Clinkenbeard embraced that fearlessness when a need arose for someone to serve as a link between the Pre-Award Branch of the Contracting Directorate and the Center’s project managers. The goal in establishing this link would be to improve the continuity between new Multiple Award Task Order Contracts that the Pre-Award Branch put into place and the follow-on task orders that project managers were responsible for.
The subject came up during a Program Review Board, during which Boyce Ross, who leads the Engineering Directorate, stressed the need for someone to fulfill the role.
“I was sitting there and I thought, ‘I could do that,’” she said.
Clinkenbeard has been at it now for a decade, with breaks now and then that included serving as the acting manager of the Furnishings Branch.

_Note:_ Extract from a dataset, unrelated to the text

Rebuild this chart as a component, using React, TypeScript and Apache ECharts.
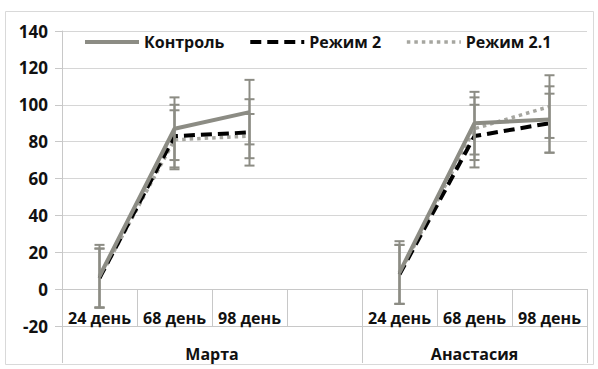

“Wonderful” is the word she uses to describe her career. In reflecting on her time at Huntsville Center, she is careful to give credit to her supervisors for empowering her to do new and interesting things, and the opportunity to give her time and expertise to coaching junior employees along the way.
“I’ve gotten to where I love the challenge of doing something no one else has done before, and I love solving problems, and I love mentoring people,” she said. “Those are truly the things I love the most about my job. And my management, they let me do all of them.”